Task statement:
Return the lines where the word "this" occurs.

Supplied data:
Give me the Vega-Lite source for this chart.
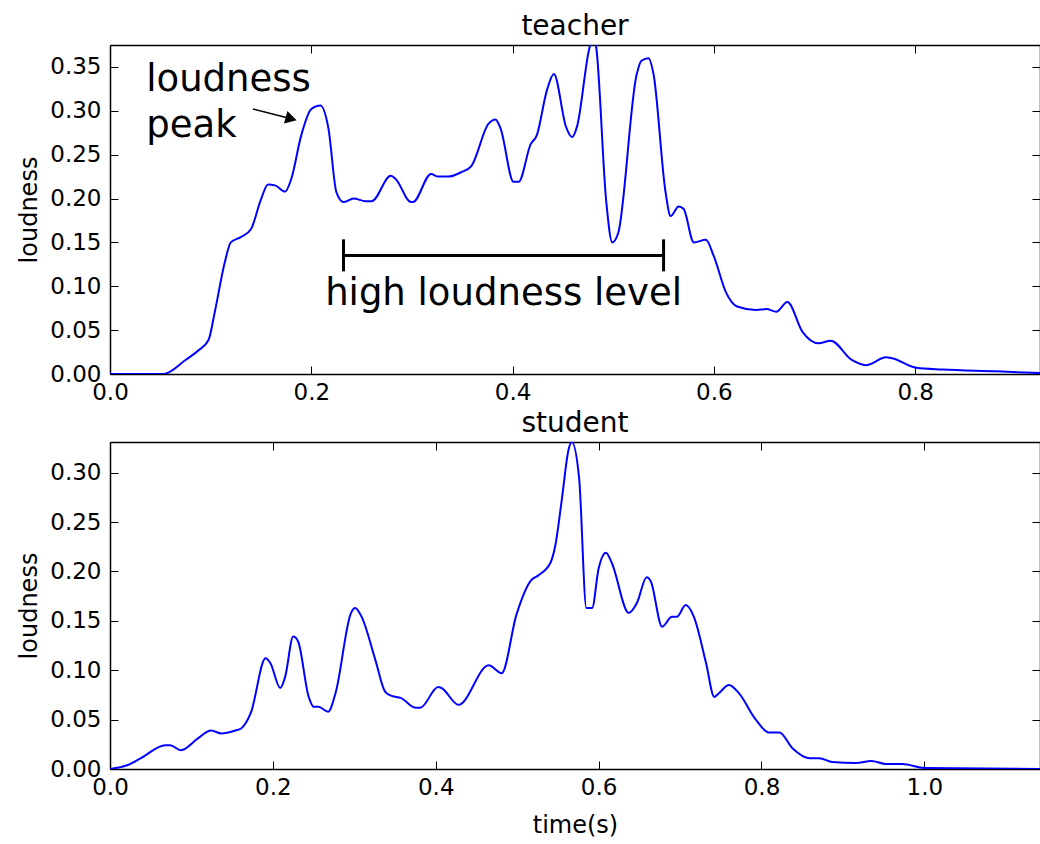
{
  "$schema": "https://vega.github.io/schema/vega-lite/v6.json",
  "autosize": {"type": "pad"},
  "padding": {"left": 17, "top": 13, "right": 0, "bottom": 5},
  "background": "white",
  "config": {
    "font": "DejaVu Sans",
    "view": {"stroke": null},
    "axis": {
      "grid": false,
      "domainColor": "black",
      "domainWidth": 1.5,
      "tickColor": "black",
      "tickWidth": 1,
      "tickSize": -8,
      "labelFlush": false,
      "labelColor": "black",
      "labelFont": "DejaVu Sans",
      "labelFontSize": 23,
      "titleFont": "DejaVu Sans",
      "titleFontSize": 24,
      "titleFontWeight": "normal",
      "titleColor": "black"
    },
    "title": {"font": "DejaVu Sans", "fontSize": 28, "fontWeight": "normal", "color": "black", "offset": -5}
  },
  "datasets": {
    "teacher": [
      {"t": 0.000, "v": 0.000}, {"t": 0.053, "v": 0.000}, {"t": 0.075, "v": 0.016}, {"t": 0.088, "v": 0.027},
      {"t": 0.098, "v": 0.039}, {"t": 0.104, "v": 0.070}, {"t": 0.114, "v": 0.127}, {"t": 0.120, "v": 0.150},
      {"t": 0.130, "v": 0.156}, {"t": 0.140, "v": 0.165}, {"t": 0.150, "v": 0.199}, {"t": 0.157, "v": 0.216},
      {"t": 0.164, "v": 0.215}, {"t": 0.174, "v": 0.208}, {"t": 0.180, "v": 0.222}, {"t": 0.190, "v": 0.272},
      {"t": 0.200, "v": 0.302}, {"t": 0.209, "v": 0.306}, {"t": 0.217, "v": 0.280}, {"t": 0.225, "v": 0.207},
      {"t": 0.232, "v": 0.196}, {"t": 0.242, "v": 0.200}, {"t": 0.254, "v": 0.197}, {"t": 0.260, "v": 0.197},
      {"t": 0.279, "v": 0.226}, {"t": 0.284, "v": 0.222}, {"t": 0.299, "v": 0.196}, {"t": 0.301, "v": 0.196},
      {"t": 0.319, "v": 0.228}, {"t": 0.326, "v": 0.225}, {"t": 0.336, "v": 0.225}, {"t": 0.349, "v": 0.230},
      {"t": 0.359, "v": 0.237}, {"t": 0.376, "v": 0.285}, {"t": 0.383, "v": 0.290}, {"t": 0.388, "v": 0.280},
      {"t": 0.401, "v": 0.219}, {"t": 0.406, "v": 0.219}, {"t": 0.418, "v": 0.262}, {"t": 0.424, "v": 0.272},
      {"t": 0.434, "v": 0.323}, {"t": 0.441, "v": 0.342}, {"t": 0.453, "v": 0.282}, {"t": 0.459, "v": 0.270},
      {"t": 0.464, "v": 0.282}, {"t": 0.476, "v": 0.370}, {"t": 0.480, "v": 0.385}, {"t": 0.483, "v": 0.373},
      {"t": 0.493, "v": 0.197}, {"t": 0.499, "v": 0.150}, {"t": 0.505, "v": 0.161}, {"t": 0.523, "v": 0.340},
      {"t": 0.528, "v": 0.357}, {"t": 0.535, "v": 0.360}, {"t": 0.540, "v": 0.342}, {"t": 0.552, "v": 0.207},
      {"t": 0.557, "v": 0.180}, {"t": 0.565, "v": 0.191}, {"t": 0.570, "v": 0.188}, {"t": 0.580, "v": 0.150},
      {"t": 0.592, "v": 0.153}, {"t": 0.600, "v": 0.134}, {"t": 0.612, "v": 0.093}, {"t": 0.623, "v": 0.077},
      {"t": 0.642, "v": 0.073}, {"t": 0.652, "v": 0.074}, {"t": 0.662, "v": 0.071}, {"t": 0.673, "v": 0.082},
      {"t": 0.688, "v": 0.048}, {"t": 0.704, "v": 0.035}, {"t": 0.716, "v": 0.038}, {"t": 0.737, "v": 0.016},
      {"t": 0.751, "v": 0.010}, {"t": 0.771, "v": 0.019}, {"t": 0.777, "v": 0.018}, {"t": 0.801, "v": 0.007},
      {"t": 0.827, "v": 0.005}, {"t": 0.881, "v": 0.003}, {"t": 0.924, "v": 0.001}
    ],
    "student": [
      {"t": 0.000, "v": 0.000}, {"t": 0.022, "v": 0.004}, {"t": 0.038, "v": 0.011}, {"t": 0.068, "v": 0.024},
      {"t": 0.074, "v": 0.024}, {"t": 0.087, "v": 0.019}, {"t": 0.108, "v": 0.031}, {"t": 0.124, "v": 0.039},
      {"t": 0.137, "v": 0.036}, {"t": 0.154, "v": 0.039}, {"t": 0.161, "v": 0.041}, {"t": 0.173, "v": 0.057},
      {"t": 0.191, "v": 0.112}, {"t": 0.197, "v": 0.107}, {"t": 0.209, "v": 0.082}, {"t": 0.215, "v": 0.093},
      {"t": 0.225, "v": 0.134}, {"t": 0.231, "v": 0.129}, {"t": 0.244, "v": 0.073}, {"t": 0.250, "v": 0.063},
      {"t": 0.256, "v": 0.063}, {"t": 0.268, "v": 0.058}, {"t": 0.277, "v": 0.077}, {"t": 0.296, "v": 0.158},
      {"t": 0.301, "v": 0.163}, {"t": 0.309, "v": 0.154}, {"t": 0.326, "v": 0.110}, {"t": 0.338, "v": 0.078},
      {"t": 0.346, "v": 0.074}, {"t": 0.357, "v": 0.072}, {"t": 0.375, "v": 0.062}, {"t": 0.381, "v": 0.062},
      {"t": 0.403, "v": 0.083}, {"t": 0.407, "v": 0.082}, {"t": 0.428, "v": 0.065}, {"t": 0.465, "v": 0.105},
      {"t": 0.481, "v": 0.097}, {"t": 0.499, "v": 0.156}, {"t": 0.517, "v": 0.191}, {"t": 0.526, "v": 0.196},
      {"t": 0.541, "v": 0.209}, {"t": 0.547, "v": 0.227}, {"t": 0.555, "v": 0.274}, {"t": 0.563, "v": 0.323},
      {"t": 0.567, "v": 0.331}, {"t": 0.576, "v": 0.295}, {"t": 0.585, "v": 0.163}, {"t": 0.592, "v": 0.163},
      {"t": 0.600, "v": 0.203}, {"t": 0.609, "v": 0.219}, {"t": 0.616, "v": 0.209}, {"t": 0.637, "v": 0.158},
      {"t": 0.647, "v": 0.168}, {"t": 0.659, "v": 0.194}, {"t": 0.664, "v": 0.190}, {"t": 0.678, "v": 0.144},
      {"t": 0.690, "v": 0.154}, {"t": 0.696, "v": 0.154}, {"t": 0.707, "v": 0.166}, {"t": 0.717, "v": 0.154},
      {"t": 0.732, "v": 0.107}, {"t": 0.742, "v": 0.073}, {"t": 0.748, "v": 0.077}, {"t": 0.760, "v": 0.085},
      {"t": 0.772, "v": 0.077}, {"t": 0.793, "v": 0.050}, {"t": 0.809, "v": 0.037}, {"t": 0.822, "v": 0.037},
      {"t": 0.838, "v": 0.021}, {"t": 0.859, "v": 0.011}, {"t": 0.871, "v": 0.011}, {"t": 0.887, "v": 0.007},
      {"t": 0.916, "v": 0.006}, {"t": 0.935, "v": 0.008}, {"t": 0.953, "v": 0.005}, {"t": 0.973, "v": 0.005},
      {"t": 1.000, "v": 0.001}, {"t": 1.142, "v": 0.000}
    ],
    "bars": [
      {"x1": 0.232, "x2": 0.550, "y1": 0.135, "y2": 0.135},
      {"x1": 0.232, "x2": 0.232, "y1": 0.117, "y2": 0.1535},
      {"x1": 0.550, "x2": 0.550, "y1": 0.117, "y2": 0.1535}
    ],
    "arrow": [{"x1": 0.142, "y1": 0.302, "x2": 0.180, "y2": 0.291}],
    "arrowhead": [{"x": 0.180, "y": 0.291}],
    "peaklabel": [
      {"x": 0.036, "y": 0.323, "text": "loudness"},
      {"x": 0.036, "y": 0.270, "text": "peak"}
    ],
    "levellabel": [{"x": 0.391, "y": 0.079, "text": "high loudness level"}]
  },
  "bounds": "flush",
  "spacing": 68,
  "vconcat": [
    {
      "width": 930,
      "height": 329,
      "title": {"text": "teacher"},
      "resolve": {"axis": {"x": "independent", "y": "independent"}},
      "layer": [
        {
          "data": {"name": "teacher"},
          "mark": {"type": "line", "color": "#0000ff", "strokeWidth": 2, "clip": true, "interpolate": "monotone"},
          "encoding": {
            "x": {"field": "t", "type": "quantitative", "scale": {"domain": [0, 0.924], "nice": false, "zero": false},
                  "axis": {"title": null, "values": [0, 0.2, 0.4, 0.6, 0.8], "format": ".1f", "labelPadding": 15}},
            "y": {"field": "v", "type": "quantitative", "scale": {"domain": [0, 0.375], "nice": false, "zero": false},
                  "axis": {"title": "loudness", "values": [0, 0.05, 0.1, 0.15, 0.2, 0.25, 0.3, 0.35], "format": ".2f", "labelPadding": 17, "titlePadding": 8}}
          }
        },
        {
          "data": {"name": "teacher"},
          "mark": {"type": "line", "opacity": 0},
          "encoding": {
            "x": {"field": "t", "type": "quantitative", "scale": {"domain": [0, 0.924], "nice": false, "zero": false},
                  "axis": {"orient": "top", "title": null, "labels": false, "values": [0, 0.2, 0.4, 0.6, 0.8]}},
            "y": {"field": "v", "type": "quantitative", "scale": {"domain": [0, 0.375], "nice": false, "zero": false},
                  "axis": {"orient": "right", "title": null, "labels": false, "values": [0, 0.05, 0.1, 0.15, 0.2, 0.25, 0.3, 0.35]}}
          }
        },
        {
          "data": {"name": "bars"},
          "mark": {"type": "rule", "color": "black", "strokeWidth": 3},
          "encoding": {
            "x": {"field": "x1", "type": "quantitative", "scale": {"domain": [0, 0.924], "nice": false, "zero": false}, "axis": null},
            "x2": {"field": "x2"},
            "y": {"field": "y1", "type": "quantitative", "scale": {"domain": [0, 0.375], "nice": false, "zero": false}, "axis": null},
            "y2": {"field": "y2"}
          }
        },
        {
          "data": {"name": "arrow"},
          "mark": {"type": "rule", "color": "black", "strokeWidth": 1.5},
          "encoding": {
            "x": {"field": "x1", "type": "quantitative", "scale": {"domain": [0, 0.924], "nice": false, "zero": false}, "axis": null},
            "x2": {"field": "x2"},
            "y": {"field": "y1", "type": "quantitative", "scale": {"domain": [0, 0.375], "nice": false, "zero": false}, "axis": null},
            "y2": {"field": "y2"}
          }
        },
        {
          "data": {"name": "arrowhead"},
          "mark": {"type": "point", "shape": "triangle-right", "filled": true, "color": "black", "size": 170, "angle": 15, "opacity": 1},
          "encoding": {
            "x": {"field": "x", "type": "quantitative", "scale": {"domain": [0, 0.924], "nice": false, "zero": false}, "axis": null},
            "y": {"field": "y", "type": "quantitative", "scale": {"domain": [0, 0.375], "nice": false, "zero": false}, "axis": null}
          }
        },
        {
          "data": {"name": "peaklabel"},
          "mark": {"type": "text", "align": "left", "baseline": "alphabetic", "fontSize": 37, "color": "black", "font": "DejaVu Sans"},
          "encoding": {
            "x": {"field": "x", "type": "quantitative", "scale": {"domain": [0, 0.924], "nice": false, "zero": false}, "axis": null},
            "y": {"field": "y", "type": "quantitative", "scale": {"domain": [0, 0.375], "nice": false, "zero": false}, "axis": null},
            "text": {"field": "text"}
          }
        },
        {
          "data": {"name": "levellabel"},
          "mark": {"type": "text", "align": "center", "baseline": "alphabetic", "fontSize": 37, "color": "black", "font": "DejaVu Sans"},
          "encoding": {
            "x": {"field": "x", "type": "quantitative", "scale": {"domain": [0, 0.924], "nice": false, "zero": false}, "axis": null},
            "y": {"field": "y", "type": "quantitative", "scale": {"domain": [0, 0.375], "nice": false, "zero": false}, "axis": null},
            "text": {"field": "text"}
          }
        }
      ]
    },
    {
      "width": 930,
      "height": 327,
      "title": {"text": "student", "offset": 4},
      "resolve": {"axis": {"x": "independent", "y": "independent"}},
      "layer": [
        {
          "data": {"name": "student"},
          "mark": {"type": "line", "color": "#0000ff", "strokeWidth": 2, "clip": true, "interpolate": "monotone"},
          "encoding": {
            "x": {"field": "t", "type": "quantitative", "scale": {"domain": [0, 1.142], "nice": false, "zero": false},
                  "axis": {"title": "time(s)", "values": [0, 0.2, 0.4, 0.6, 0.8, 1.0], "format": ".1f", "labelPadding": 15, "titlePadding": 14}},
            "y": {"field": "v", "type": "quantitative", "scale": {"domain": [0, 0.331], "nice": false, "zero": false},
                  "axis": {"title": "loudness", "values": [0, 0.05, 0.1, 0.15, 0.2, 0.25, 0.3], "format": ".2f", "labelPadding": 17, "titlePadding": 8}}
          }
        },
        {
          "data": {"name": "student"},
          "mark": {"type": "line", "opacity": 0},
          "encoding": {
            "x": {"field": "t", "type": "quantitative", "scale": {"domain": [0, 1.142], "nice": false, "zero": false},
                  "axis": {"orient": "top", "title": null, "labels": false, "values": [0, 0.2, 0.4, 0.6, 0.8, 1.0]}},
            "y": {"field": "v", "type": "quantitative", "scale": {"domain": [0, 0.331], "nice": false, "zero": false},
                  "axis": {"orient": "right", "title": null, "labels": false, "values": [0, 0.05, 0.1, 0.15, 0.2, 0.25, 0.3]}}
          }
        }
      ]
    }
  ]
}
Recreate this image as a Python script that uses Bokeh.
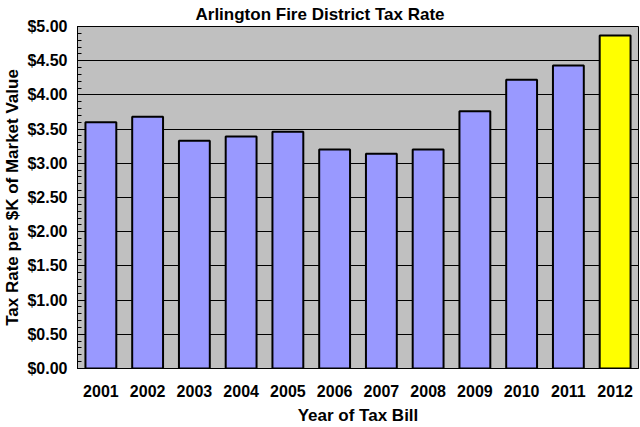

Written solution:
Give me the Vega-Lite source for this chart.
Recreate this image as a Python script that uses Bokeh.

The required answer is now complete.